- **STORED RECORDS**

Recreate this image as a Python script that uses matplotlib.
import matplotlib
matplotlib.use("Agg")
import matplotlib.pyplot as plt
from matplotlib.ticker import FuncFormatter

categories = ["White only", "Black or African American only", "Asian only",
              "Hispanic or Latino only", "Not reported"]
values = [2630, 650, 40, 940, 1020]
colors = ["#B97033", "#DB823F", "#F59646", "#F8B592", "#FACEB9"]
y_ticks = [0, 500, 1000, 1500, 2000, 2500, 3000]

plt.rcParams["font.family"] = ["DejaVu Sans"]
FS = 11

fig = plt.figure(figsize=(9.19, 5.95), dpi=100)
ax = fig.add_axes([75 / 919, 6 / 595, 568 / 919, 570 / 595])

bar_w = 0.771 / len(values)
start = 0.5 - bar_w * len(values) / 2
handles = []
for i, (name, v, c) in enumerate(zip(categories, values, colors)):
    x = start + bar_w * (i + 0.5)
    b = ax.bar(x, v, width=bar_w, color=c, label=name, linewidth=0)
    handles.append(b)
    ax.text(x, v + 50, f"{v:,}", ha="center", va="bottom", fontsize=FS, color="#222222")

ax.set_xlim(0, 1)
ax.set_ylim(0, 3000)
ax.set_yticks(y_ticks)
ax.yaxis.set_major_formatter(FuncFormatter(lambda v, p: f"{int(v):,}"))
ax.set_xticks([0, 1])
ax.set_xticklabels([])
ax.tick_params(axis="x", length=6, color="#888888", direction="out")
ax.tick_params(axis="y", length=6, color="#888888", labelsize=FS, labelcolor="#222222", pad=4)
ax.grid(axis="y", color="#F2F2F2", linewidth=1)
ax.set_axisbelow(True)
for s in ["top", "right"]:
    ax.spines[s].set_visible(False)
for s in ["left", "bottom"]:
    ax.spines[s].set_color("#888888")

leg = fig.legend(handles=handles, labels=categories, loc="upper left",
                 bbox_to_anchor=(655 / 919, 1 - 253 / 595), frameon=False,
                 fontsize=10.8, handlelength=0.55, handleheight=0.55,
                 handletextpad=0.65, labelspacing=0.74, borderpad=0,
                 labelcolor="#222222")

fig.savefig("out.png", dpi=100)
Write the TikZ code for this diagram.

- **THE PROBLEM**
From the first line to the last, retype the data exactly.

- **TASK OUTPUT**
Recreate this image as a Python script that uses matplotlib.
import matplotlib
matplotlib.use("Agg")
import matplotlib.pyplot as plt
from matplotlib.ticker import FuncFormatter

categories = ["White only", "Black or African American only", "Asian only",
              "Hispanic or Latino only", "Not reported"]
values = [2630, 650, 40, 940, 1020]
colors = ["#B97033", "#DB823F", "#F59646", "#F8B592", "#FACEB9"]
y_ticks = [0, 500, 1000, 1500, 2000, 2500, 3000]

plt.rcParams["font.family"] = ["DejaVu Sans"]
FS = 11

fig = plt.figure(figsize=(9.19, 5.95), dpi=100)
ax = fig.add_axes([75 / 919, 6 / 595, 568 / 919, 570 / 595])

bar_w = 0.771 / len(values)
start = 0.5 - bar_w * len(values) / 2
handles = []
for i, (name, v, c) in enumerate(zip(categories, values, colors)):
    x = start + bar_w * (i + 0.5)
    b = ax.bar(x, v, width=bar_w, color=c, label=name, linewidth=0)
    handles.append(b)
    ax.text(x, v + 50, f"{v:,}", ha="center", va="bottom", fontsize=FS, color="#222222")

ax.set_xlim(0, 1)
ax.set_ylim(0, 3000)
ax.set_yticks(y_ticks)
ax.yaxis.set_major_formatter(FuncFormatter(lambda v, p: f"{int(v):,}"))
ax.set_xticks([0, 1])
ax.set_xticklabels([])
ax.tick_params(axis="x", length=6, color="#888888", direction="out")
ax.tick_params(axis="y", length=6, color="#888888", labelsize=FS, labelcolor="#222222", pad=4)
ax.grid(axis="y", color="#F2F2F2", linewidth=1)
ax.set_axisbelow(True)
for s in ["top", "right"]:
    ax.spines[s].set_visible(False)
for s in ["left", "bottom"]:
    ax.spines[s].set_color("#888888")

leg = fig.legend(handles=handles, labels=categories, loc="upper left",
                 bbox_to_anchor=(655 / 919, 1 - 253 / 595), frameon=False,
                 fontsize=10.8, handlelength=0.55, handleheight=0.55,
                 handletextpad=0.65, labelspacing=0.74, borderpad=0,
                 labelcolor="#222222")

fig.savefig("out.png", dpi=100)
Write the TikZ code for this diagram.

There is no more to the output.